>> Start

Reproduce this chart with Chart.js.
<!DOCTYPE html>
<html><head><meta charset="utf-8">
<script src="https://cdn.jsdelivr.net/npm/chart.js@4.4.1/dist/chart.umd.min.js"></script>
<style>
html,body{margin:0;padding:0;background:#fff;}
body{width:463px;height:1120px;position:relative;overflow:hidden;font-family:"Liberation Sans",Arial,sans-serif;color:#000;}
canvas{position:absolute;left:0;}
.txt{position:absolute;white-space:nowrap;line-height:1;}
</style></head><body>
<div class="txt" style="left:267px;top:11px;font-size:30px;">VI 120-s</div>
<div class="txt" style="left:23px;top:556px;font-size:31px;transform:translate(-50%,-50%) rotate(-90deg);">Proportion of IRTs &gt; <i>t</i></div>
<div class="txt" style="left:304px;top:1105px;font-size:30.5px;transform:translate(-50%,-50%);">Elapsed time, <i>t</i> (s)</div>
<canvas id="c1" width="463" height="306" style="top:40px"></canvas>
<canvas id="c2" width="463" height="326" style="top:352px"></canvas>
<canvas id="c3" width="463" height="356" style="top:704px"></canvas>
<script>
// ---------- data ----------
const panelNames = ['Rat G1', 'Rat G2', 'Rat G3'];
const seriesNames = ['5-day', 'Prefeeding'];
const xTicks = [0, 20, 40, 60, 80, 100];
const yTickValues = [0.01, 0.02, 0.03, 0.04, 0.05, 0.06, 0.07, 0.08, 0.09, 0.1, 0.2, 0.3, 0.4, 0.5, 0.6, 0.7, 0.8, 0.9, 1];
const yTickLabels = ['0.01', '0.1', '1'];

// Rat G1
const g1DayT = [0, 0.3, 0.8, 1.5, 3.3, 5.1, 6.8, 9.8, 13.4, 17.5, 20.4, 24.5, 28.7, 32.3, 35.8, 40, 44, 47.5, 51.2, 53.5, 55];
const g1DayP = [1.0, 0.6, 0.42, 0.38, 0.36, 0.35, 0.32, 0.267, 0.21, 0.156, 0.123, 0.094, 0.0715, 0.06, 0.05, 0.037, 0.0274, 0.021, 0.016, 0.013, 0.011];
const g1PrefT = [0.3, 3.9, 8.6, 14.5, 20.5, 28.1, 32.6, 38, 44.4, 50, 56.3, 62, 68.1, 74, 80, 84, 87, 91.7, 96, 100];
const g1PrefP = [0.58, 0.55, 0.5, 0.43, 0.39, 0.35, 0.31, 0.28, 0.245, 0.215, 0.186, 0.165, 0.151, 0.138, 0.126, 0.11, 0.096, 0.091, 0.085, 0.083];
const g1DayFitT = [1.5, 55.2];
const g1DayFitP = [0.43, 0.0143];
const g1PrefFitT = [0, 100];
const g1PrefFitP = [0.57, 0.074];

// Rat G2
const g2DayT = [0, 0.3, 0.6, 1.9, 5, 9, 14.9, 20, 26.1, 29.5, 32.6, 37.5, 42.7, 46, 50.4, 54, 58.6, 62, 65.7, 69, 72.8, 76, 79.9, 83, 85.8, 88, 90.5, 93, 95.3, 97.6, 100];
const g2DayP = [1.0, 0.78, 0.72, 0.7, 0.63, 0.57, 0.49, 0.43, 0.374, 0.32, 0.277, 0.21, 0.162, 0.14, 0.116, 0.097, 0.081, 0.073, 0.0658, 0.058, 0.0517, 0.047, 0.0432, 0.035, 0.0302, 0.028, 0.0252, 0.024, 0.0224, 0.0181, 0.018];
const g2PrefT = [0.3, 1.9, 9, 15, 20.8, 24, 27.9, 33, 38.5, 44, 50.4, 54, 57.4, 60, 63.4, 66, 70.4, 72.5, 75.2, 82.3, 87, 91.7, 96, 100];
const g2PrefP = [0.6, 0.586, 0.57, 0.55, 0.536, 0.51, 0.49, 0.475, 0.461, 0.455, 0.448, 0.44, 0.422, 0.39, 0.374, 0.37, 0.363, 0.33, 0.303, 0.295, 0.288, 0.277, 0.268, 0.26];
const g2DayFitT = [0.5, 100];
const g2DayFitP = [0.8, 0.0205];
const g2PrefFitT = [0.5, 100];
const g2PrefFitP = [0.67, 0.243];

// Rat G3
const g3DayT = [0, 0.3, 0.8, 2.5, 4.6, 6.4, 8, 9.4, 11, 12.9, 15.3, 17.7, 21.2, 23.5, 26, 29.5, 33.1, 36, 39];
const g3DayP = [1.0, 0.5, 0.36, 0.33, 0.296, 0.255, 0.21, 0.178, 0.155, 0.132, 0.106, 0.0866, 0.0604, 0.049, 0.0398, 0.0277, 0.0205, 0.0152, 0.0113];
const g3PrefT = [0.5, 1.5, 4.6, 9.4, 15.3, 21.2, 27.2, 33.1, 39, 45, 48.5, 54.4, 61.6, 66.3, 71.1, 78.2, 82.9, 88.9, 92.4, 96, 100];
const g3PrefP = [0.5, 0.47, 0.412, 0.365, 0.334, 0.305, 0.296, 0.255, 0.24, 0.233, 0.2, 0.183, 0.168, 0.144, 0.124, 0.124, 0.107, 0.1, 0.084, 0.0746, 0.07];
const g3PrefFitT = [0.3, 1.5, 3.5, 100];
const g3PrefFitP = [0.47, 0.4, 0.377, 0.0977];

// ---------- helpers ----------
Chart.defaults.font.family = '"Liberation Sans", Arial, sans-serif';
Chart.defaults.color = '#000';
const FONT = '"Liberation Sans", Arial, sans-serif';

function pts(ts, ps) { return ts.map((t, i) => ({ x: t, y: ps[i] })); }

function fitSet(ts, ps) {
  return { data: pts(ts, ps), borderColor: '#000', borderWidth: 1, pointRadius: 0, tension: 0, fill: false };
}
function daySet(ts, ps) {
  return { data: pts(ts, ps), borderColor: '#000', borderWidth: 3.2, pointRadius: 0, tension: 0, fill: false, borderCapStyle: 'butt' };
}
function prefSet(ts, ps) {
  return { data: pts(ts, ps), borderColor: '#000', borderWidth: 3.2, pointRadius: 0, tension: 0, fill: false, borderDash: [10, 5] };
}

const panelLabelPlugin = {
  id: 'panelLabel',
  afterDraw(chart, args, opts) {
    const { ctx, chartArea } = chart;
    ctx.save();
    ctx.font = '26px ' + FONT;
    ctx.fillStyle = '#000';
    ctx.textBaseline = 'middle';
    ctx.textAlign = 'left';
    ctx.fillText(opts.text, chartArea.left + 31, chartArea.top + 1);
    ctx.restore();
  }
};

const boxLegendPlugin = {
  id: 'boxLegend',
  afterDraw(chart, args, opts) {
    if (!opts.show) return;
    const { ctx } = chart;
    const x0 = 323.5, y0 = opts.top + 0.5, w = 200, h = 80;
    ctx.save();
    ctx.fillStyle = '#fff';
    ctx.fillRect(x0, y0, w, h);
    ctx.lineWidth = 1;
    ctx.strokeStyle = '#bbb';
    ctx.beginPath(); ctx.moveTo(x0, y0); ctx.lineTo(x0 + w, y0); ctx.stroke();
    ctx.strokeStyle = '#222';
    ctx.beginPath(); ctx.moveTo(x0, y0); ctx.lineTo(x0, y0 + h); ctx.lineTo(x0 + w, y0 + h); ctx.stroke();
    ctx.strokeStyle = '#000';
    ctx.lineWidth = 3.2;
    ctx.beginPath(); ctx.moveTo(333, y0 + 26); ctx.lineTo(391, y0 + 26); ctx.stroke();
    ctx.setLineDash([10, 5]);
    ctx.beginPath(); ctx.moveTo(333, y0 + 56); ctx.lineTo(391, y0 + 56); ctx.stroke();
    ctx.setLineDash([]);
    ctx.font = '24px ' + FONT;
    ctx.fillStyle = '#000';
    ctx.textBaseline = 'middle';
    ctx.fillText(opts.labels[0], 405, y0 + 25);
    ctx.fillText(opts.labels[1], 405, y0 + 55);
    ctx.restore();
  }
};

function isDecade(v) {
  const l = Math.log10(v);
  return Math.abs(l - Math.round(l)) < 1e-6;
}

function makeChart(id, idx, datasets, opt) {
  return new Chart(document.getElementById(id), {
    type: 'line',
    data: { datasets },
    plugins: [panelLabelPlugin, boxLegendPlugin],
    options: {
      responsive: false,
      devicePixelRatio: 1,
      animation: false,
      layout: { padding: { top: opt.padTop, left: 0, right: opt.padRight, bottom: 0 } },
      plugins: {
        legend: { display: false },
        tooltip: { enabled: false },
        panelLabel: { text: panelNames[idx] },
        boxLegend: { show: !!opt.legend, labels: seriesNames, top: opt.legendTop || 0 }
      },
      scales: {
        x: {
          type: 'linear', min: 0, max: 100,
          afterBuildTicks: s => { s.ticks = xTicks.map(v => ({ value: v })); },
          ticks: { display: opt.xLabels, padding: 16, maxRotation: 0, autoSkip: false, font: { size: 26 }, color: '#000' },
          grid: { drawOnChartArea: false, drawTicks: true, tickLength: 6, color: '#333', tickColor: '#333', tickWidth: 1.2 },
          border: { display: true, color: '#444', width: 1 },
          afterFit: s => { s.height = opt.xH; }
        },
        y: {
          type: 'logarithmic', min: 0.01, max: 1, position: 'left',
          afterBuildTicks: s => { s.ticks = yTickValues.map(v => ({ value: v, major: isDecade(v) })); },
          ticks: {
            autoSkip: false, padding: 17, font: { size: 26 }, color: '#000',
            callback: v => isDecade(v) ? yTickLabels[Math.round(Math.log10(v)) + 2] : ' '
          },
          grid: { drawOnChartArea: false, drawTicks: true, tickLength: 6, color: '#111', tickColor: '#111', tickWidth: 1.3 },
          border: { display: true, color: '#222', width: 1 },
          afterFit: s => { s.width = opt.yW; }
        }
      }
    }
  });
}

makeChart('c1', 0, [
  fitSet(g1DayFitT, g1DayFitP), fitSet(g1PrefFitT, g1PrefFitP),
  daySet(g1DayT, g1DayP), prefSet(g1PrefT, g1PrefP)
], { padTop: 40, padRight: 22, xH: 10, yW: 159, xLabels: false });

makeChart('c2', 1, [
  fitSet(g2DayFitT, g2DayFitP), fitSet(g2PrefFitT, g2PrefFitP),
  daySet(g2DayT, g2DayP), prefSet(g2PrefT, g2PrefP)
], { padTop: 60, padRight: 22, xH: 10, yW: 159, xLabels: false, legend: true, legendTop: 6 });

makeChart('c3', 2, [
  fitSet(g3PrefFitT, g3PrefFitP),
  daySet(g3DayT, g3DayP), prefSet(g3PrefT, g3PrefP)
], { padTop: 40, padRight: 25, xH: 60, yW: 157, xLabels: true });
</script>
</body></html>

>> End
>> Start

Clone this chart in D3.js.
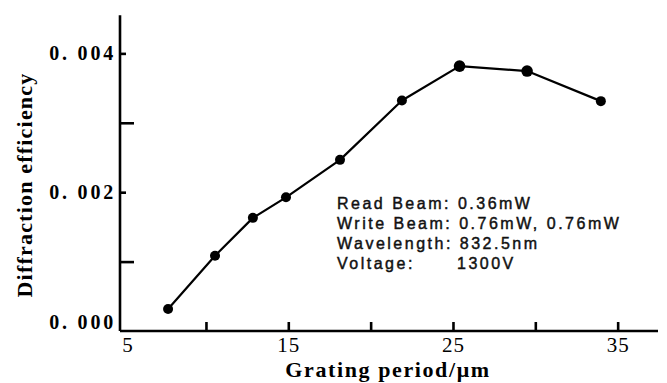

>> End
>> Start

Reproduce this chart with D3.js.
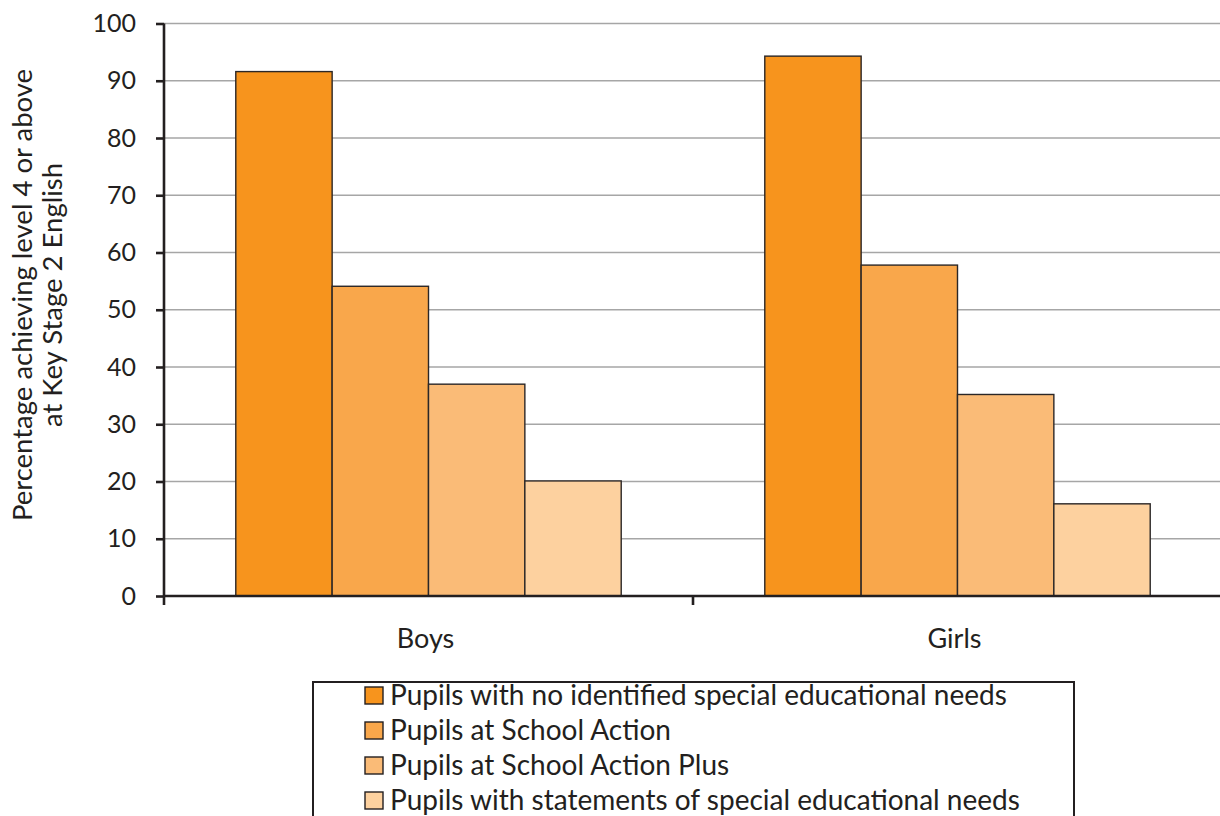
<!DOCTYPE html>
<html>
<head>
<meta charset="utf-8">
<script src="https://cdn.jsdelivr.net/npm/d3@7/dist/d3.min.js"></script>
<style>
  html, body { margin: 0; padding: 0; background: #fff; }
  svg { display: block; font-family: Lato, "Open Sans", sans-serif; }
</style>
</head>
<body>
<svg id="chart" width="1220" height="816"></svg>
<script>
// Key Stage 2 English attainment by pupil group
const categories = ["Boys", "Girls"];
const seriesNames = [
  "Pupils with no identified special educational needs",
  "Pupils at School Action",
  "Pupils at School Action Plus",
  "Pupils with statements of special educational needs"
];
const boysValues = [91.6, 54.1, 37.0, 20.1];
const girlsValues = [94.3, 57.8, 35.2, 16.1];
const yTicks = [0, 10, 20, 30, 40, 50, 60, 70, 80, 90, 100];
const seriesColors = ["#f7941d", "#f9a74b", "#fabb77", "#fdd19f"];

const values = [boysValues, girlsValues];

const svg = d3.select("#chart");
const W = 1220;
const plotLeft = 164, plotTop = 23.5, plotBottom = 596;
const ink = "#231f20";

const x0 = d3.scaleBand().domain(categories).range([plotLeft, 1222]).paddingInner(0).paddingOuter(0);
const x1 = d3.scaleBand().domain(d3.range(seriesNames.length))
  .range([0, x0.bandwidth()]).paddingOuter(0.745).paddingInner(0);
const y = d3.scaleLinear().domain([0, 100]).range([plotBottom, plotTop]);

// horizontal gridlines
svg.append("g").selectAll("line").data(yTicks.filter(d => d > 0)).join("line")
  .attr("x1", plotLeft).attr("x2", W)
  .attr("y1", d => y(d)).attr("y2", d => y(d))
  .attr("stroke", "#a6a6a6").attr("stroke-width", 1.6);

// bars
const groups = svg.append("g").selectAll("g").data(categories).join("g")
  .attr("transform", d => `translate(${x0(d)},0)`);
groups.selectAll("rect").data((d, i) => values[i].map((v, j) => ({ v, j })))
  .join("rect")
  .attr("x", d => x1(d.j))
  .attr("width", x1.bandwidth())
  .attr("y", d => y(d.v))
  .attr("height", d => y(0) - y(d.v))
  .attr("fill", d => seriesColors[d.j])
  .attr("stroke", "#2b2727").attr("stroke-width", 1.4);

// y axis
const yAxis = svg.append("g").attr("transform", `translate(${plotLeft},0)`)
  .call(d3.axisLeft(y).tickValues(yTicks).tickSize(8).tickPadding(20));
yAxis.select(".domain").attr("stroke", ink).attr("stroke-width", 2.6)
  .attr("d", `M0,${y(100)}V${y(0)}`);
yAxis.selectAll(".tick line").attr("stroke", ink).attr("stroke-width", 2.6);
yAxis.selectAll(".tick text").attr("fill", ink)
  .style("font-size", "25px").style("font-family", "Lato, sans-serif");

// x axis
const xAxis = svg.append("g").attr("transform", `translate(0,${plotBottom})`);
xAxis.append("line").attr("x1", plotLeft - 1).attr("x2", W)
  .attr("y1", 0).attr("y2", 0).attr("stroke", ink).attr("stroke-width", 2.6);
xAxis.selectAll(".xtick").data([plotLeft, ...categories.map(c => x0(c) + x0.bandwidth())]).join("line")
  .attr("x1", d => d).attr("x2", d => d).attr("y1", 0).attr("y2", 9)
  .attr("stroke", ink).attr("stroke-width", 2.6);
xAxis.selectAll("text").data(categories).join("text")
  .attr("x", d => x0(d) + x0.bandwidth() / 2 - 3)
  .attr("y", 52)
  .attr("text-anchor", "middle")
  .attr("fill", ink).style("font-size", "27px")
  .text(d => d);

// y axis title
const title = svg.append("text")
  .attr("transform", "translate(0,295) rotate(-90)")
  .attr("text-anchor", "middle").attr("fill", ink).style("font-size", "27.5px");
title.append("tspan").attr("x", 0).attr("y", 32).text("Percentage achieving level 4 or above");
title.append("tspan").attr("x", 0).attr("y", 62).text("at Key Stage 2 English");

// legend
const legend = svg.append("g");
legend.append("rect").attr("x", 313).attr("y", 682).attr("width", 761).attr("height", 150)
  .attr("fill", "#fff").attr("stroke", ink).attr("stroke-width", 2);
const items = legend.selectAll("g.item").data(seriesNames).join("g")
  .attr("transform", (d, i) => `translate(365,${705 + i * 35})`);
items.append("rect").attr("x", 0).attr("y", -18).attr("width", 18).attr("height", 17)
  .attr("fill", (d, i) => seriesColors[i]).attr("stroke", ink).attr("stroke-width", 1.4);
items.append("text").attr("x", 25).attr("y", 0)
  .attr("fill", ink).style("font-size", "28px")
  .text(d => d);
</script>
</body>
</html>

>> End

▶ DIRECTION:
Give back, exactly as written, each line from the one that contains "Reproduce this chart with Chart.js." through the one that contains "const yTickLabels = ['0.01', '0.1', '1'];".

▶ WORKED SOLUTION:
Reproduce this chart with Chart.js.
<!DOCTYPE html>
<html><head><meta charset="utf-8">
<script src="https://cdn.jsdelivr.net/npm/chart.js@4.4.1/dist/chart.umd.min.js"></script>
<style>
html,body{margin:0;padding:0;background:#fff;}
body{width:463px;height:1120px;position:relative;overflow:hidden;font-family:"Liberation Sans",Arial,sans-serif;color:#000;}
canvas{position:absolute;left:0;}
.txt{position:absolute;white-space:nowrap;line-height:1;}
</style></head><body>
<div class="txt" style="left:267px;top:11px;font-size:30px;">VI 120-s</div>
<div class="txt" style="left:23px;top:556px;font-size:31px;transform:translate(-50%,-50%) rotate(-90deg);">Proportion of IRTs &gt; <i>t</i></div>
<div class="txt" style="left:304px;top:1105px;font-size:30.5px;transform:translate(-50%,-50%);">Elapsed time, <i>t</i> (s)</div>
<canvas id="c1" width="463" height="306" style="top:40px"></canvas>
<canvas id="c2" width="463" height="326" style="top:352px"></canvas>
<canvas id="c3" width="463" height="356" style="top:704px"></canvas>
<script>
// ---------- data ----------
const panelNames = ['Rat G1', 'Rat G2', 'Rat G3'];
const seriesNames = ['5-day', 'Prefeeding'];
const xTicks = [0, 20, 40, 60, 80, 100];
const yTickValues = [0.01, 0.02, 0.03, 0.04, 0.05, 0.06, 0.07, 0.08, 0.09, 0.1, 0.2, 0.3, 0.4, 0.5, 0.6, 0.7, 0.8, 0.9, 1];
const yTickLabels = ['0.01', '0.1', '1'];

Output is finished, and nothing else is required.